Chief Operating Officer of Berkshire Community Foundation (BCF), Jon Yates described how BCF works with professional advisers, notably accountants, solicitors and financial advisers to help corporate fund-raising initiatives. The motto,” think local and give local” reflects BCF’s remit to provide advice, distribute grants and raise the profile of local charities and community groups addressing identified need across Berkshire, as well as to inspire philanthropy and charitable giving.
Jon explained the key role professional advisers have in philanthropy and that the tax breaks available to philanthropists really benefit the charities BCF supports. Indeed, BCF’s Business Philanthropy Club provides the structure for clients of professional advisers who wish to give. He added that there was a lot of money in dormant or inactive trusts that could be used to support needy groups.
“Seminars such as this are always so valuable because even when you have been working in this area for years and think you might just know it all you inevitably find out something new and interesting. I was delighted to be in a room full of interesting and knowledgeable people who have a care for what matters in our society and want to use their professional skills and expertise to alleviate need and disadvantage. We can help solicitors, accountants and wealth managers deepen their relationships with their clients by sharing what we know and offering a route to targeted and effective philanthropy. Together that is a very powerful thing and I want to see more of it at work for the good of the people of Berkshire.” Jon Yates
Tax-subsidised charitable giving
Phil Kinzett- Evans, Newbury-based tax partner of accountants Ross Brooke, outlined the benefits to donors of tax-subsidised giving, explained gift aid and gave examples of basic, higher and upper rate tax payers. Phil also talked through how tax liabilities could be mitigated whilst making charitable donations, as well as explaining the rules on carry back and how corporation tax can be mitigated on corporate charitable donations. Pay roll giving or give as you earn (GAYE) is another area that benefits both the donor in terms of tax mitigation as well as the charity, concluded Mr. Kinzett- Evans.

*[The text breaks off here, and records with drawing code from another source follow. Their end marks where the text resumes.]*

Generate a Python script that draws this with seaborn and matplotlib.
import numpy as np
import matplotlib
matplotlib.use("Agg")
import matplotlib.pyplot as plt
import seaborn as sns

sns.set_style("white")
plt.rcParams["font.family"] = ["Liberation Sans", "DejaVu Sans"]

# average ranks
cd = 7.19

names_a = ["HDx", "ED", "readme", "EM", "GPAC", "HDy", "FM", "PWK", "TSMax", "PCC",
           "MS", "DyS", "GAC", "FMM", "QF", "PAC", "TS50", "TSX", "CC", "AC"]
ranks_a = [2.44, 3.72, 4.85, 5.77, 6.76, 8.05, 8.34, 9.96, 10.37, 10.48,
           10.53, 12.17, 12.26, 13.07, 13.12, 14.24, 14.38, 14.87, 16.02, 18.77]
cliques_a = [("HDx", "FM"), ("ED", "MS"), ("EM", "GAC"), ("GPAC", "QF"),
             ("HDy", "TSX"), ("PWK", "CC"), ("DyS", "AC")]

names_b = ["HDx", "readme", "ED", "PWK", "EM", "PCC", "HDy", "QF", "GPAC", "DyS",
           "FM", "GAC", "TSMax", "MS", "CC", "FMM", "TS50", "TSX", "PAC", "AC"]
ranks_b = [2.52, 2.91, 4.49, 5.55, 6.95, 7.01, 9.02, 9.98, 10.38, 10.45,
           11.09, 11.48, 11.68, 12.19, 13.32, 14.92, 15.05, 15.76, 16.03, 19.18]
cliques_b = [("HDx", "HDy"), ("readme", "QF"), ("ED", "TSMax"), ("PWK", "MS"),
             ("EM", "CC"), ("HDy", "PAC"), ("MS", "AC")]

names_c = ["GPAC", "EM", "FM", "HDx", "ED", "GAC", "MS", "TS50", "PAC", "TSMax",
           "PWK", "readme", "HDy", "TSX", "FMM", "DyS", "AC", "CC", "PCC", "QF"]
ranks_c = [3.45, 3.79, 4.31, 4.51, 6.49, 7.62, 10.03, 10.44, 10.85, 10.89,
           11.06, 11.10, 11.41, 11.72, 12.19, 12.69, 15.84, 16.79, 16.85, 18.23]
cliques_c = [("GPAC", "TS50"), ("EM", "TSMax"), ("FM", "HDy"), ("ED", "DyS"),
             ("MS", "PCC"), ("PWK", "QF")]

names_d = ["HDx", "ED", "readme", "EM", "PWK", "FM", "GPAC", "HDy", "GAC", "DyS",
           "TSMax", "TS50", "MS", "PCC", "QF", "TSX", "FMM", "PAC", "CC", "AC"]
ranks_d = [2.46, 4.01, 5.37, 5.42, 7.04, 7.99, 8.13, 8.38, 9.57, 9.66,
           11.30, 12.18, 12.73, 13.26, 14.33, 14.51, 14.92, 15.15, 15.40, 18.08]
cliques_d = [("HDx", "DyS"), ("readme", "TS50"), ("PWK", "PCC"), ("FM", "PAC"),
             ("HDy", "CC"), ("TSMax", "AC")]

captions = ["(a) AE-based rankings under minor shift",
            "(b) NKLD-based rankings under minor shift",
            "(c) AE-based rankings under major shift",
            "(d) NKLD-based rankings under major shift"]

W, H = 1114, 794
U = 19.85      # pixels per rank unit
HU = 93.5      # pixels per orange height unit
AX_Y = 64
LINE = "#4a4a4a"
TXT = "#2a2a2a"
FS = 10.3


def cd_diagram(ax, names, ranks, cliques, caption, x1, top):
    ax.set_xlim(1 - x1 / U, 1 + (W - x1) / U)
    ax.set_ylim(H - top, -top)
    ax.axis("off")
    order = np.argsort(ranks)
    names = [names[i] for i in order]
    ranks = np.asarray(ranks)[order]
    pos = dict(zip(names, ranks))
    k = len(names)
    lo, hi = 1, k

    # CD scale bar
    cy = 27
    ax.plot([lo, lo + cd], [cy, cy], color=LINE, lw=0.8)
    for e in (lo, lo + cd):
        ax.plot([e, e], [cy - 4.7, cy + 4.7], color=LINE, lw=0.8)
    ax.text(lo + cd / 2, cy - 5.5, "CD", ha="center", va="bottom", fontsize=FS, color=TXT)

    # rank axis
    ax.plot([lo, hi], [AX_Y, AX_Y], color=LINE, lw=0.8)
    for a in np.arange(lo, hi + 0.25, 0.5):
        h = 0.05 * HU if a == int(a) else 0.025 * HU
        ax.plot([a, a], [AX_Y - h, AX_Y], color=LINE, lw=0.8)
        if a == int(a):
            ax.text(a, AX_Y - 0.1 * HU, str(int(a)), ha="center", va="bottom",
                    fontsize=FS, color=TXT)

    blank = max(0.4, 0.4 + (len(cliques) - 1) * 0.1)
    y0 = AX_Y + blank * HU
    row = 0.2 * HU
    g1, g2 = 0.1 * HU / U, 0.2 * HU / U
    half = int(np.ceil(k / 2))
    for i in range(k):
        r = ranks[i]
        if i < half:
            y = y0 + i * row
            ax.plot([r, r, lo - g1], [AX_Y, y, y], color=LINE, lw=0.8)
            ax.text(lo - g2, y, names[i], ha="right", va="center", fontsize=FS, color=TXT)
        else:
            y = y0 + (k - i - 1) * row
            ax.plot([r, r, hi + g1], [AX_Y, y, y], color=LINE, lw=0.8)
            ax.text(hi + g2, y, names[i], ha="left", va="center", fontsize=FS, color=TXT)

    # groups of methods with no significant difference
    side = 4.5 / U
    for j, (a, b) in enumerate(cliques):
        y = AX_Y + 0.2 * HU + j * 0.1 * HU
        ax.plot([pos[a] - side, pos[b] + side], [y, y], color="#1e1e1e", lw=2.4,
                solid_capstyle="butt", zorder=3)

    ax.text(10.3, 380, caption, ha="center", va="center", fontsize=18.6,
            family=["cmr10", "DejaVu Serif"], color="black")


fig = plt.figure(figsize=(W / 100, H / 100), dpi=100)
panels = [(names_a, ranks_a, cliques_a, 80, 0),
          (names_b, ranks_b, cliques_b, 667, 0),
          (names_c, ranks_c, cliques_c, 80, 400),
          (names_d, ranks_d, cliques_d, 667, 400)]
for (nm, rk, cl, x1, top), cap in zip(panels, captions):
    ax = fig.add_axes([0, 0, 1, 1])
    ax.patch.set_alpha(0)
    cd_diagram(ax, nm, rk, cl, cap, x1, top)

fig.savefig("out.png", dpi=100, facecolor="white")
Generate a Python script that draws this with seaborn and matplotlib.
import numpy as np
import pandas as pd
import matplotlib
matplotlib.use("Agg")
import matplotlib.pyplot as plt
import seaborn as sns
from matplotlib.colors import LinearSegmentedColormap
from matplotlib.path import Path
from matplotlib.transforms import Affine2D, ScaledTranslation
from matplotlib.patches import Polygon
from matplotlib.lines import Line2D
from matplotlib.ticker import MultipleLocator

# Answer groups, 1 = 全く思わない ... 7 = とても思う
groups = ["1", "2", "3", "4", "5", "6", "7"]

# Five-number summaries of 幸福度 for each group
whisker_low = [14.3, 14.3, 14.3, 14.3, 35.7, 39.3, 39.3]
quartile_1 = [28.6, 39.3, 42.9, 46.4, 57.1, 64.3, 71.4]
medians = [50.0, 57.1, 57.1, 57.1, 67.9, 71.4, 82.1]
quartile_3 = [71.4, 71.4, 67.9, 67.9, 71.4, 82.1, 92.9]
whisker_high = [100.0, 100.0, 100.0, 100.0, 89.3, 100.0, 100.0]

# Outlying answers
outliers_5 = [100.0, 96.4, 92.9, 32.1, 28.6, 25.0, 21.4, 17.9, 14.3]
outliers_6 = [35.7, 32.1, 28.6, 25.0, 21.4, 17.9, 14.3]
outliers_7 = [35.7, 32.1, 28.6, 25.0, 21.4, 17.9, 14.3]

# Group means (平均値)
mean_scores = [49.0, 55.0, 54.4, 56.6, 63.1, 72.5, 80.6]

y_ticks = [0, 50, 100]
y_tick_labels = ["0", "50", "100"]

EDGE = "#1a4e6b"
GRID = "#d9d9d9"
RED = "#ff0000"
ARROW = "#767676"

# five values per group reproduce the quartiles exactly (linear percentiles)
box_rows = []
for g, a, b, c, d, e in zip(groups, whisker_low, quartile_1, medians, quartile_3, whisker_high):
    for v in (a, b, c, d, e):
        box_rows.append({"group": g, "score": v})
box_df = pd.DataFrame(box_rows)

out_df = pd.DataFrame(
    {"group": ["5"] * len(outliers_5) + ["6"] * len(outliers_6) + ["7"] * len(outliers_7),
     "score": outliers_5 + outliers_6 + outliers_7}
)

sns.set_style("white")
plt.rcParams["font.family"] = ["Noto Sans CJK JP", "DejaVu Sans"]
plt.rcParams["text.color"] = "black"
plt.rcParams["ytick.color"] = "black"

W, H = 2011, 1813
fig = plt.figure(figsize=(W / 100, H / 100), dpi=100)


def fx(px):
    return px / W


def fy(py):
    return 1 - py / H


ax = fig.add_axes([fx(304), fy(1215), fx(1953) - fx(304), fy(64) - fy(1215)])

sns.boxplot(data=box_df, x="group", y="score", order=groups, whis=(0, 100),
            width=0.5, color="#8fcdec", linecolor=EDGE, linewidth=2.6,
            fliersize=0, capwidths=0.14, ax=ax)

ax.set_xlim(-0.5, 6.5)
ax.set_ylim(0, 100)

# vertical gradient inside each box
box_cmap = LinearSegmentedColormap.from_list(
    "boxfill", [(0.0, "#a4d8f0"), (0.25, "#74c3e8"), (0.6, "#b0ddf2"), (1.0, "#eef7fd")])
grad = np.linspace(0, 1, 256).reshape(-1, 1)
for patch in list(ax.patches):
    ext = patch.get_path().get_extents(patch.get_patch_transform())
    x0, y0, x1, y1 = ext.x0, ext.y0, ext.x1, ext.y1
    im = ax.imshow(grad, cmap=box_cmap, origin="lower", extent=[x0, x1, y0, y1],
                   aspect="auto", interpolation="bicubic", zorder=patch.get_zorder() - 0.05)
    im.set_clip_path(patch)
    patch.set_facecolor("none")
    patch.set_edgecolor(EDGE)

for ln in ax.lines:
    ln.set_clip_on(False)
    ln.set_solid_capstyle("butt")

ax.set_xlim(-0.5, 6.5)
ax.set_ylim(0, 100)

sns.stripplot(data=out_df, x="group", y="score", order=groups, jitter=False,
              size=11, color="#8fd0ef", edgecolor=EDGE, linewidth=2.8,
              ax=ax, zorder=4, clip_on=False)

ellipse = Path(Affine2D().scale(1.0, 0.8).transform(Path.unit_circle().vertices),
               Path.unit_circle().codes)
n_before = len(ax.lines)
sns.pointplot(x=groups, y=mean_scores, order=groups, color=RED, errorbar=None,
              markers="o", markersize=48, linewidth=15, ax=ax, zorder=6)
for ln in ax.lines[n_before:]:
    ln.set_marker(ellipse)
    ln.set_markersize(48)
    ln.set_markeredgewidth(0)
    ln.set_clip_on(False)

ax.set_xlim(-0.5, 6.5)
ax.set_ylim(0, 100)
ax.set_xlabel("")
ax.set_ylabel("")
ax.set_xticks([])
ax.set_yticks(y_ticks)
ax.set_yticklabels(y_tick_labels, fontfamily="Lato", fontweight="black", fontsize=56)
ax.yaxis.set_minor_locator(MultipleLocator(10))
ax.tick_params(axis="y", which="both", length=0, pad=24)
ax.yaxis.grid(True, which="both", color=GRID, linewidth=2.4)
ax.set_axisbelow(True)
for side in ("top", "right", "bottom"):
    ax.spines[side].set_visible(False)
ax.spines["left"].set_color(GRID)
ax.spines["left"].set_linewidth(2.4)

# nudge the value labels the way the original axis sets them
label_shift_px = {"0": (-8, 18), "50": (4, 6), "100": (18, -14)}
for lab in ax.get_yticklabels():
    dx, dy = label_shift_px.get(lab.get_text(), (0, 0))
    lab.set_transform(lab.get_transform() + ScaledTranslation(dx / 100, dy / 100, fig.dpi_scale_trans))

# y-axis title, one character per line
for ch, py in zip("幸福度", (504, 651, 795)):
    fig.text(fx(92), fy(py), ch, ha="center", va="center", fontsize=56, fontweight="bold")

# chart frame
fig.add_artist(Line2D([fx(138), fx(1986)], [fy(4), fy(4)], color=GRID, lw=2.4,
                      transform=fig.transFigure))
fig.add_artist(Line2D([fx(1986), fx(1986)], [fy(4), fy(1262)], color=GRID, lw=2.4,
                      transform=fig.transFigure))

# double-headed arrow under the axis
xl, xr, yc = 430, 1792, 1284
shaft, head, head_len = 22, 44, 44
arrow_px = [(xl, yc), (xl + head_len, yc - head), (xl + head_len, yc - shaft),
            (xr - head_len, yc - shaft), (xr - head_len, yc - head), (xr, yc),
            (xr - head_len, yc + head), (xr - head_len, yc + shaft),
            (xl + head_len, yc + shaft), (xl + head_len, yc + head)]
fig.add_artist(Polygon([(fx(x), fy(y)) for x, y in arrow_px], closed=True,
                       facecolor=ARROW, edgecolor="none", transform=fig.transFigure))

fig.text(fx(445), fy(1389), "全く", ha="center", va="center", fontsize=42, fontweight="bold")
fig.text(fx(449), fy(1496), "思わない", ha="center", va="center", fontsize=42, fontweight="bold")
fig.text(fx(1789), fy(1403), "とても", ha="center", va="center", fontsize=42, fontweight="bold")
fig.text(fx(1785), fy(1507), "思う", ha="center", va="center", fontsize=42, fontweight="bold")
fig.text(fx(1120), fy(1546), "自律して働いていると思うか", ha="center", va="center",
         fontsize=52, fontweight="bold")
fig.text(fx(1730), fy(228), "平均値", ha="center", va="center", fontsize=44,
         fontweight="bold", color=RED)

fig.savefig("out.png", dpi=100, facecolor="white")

The Financial Adviser’s view
Andy Coles, Senior Financial Adviser at Beaufort Financial, is a firm believer in educating clients about the benefits of charitable giving during their lifetime, rather than after death. But before contemplating supporting a charity close to one’s heart, clients must consider the need to plan for emergency expenses, school fees and care home costs in the future, as well as day to day and one-off spending in retirement. Andy said that clients need to know what they can really afford to gift. Having gone through all income and expenditure Andy can put together a life plan that maintains a necessary level of income for a long retirement as well as to have the cash flow to support a charity gifting plan. Many clients appreciate seeing the benefit of their donations and the impact they have during their lifetimes; but it is important to know how and when to make a gift for the benefit of both philanthropist and beneficiary.
Mitigating Inheritance Tax AND boosting charitable donations
Concluding proceedings, Penny Wright, Partner in the Inheritance Protection Team at law firm, Gardner Leader and a specialist in philanthropy and charity law, explained how leaving 10% to charity reduces higher rate inheritance tax (IHT) from 40% to 36%. It is important to structure a gift to charity to mitigate IHT and boost donations and Penny gave an example of how £100,000 can be saved on a £2.5 million estate. Penny also explained the pros and cons of setting up a new charity for a special cause or finding an existing one which will fulfil the terms of a bequest.